For what seemed an interminable amount of time, Seward said nothing, but studied my face. Though I remembered Kate’s advice, I still felt compelled to explain myself. “I received a letter from her, written after I had left Whitby. She was excited about her engagement. Not six weeks later she was dead.”

He sat in his chair and cupped his forehead in his hands, shaking his head back and forth as if the memory anguished him. This time, I let silence reign. Finally, he spoke. “There is no polite way to phrase it. Lucy suffered from erotomania-her obsession with Morris Quince. Quince’s rejection drove her to hysteria, after which she could not be convinced of Arthur’s love for her. Once she got it into her head that he had married her for her fortune, she had a complete breakdown. At the very the end, she was not so different from poor Vivienne.”

“It’s hard to believe that of our Lucy,” I said. Yet I had seen the tendencies when I was in Whitby. Loving Morris Quince had made her seem mad and act as a madwoman acts; I had told her so myself.

“Lucy had all the causes that make females prone to hysteria: preoccupation with romance, high spirits, irregular menstruation, a delicate mother. She was also capricious and had abnormally strong sexual desires.” He gestured toward his bookcases. “The symptoms are well documented.”

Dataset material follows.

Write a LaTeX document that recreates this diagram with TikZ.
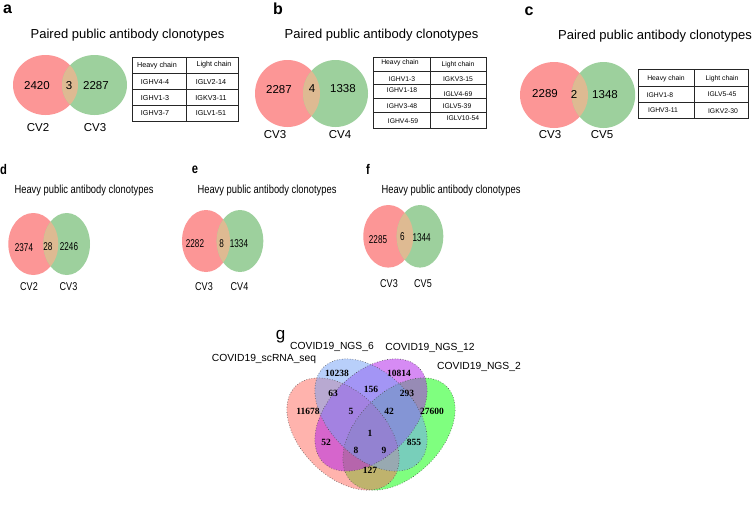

“But hysteria is surely not fatal,” I said. “Vivienne must be upward of seventy years of age.”

“Lucy starved herself to death,” he said. “Believe me, we tried every treatment. We tried to feed her through the tubes, but she regurgitated. We tried the water cure, which generally settles even the most extreme hysteric, but it only made Lucy worse. When she was on the brink of death, Dr. Von Helsinger even tried to give her blood transfusions to strengthen her.”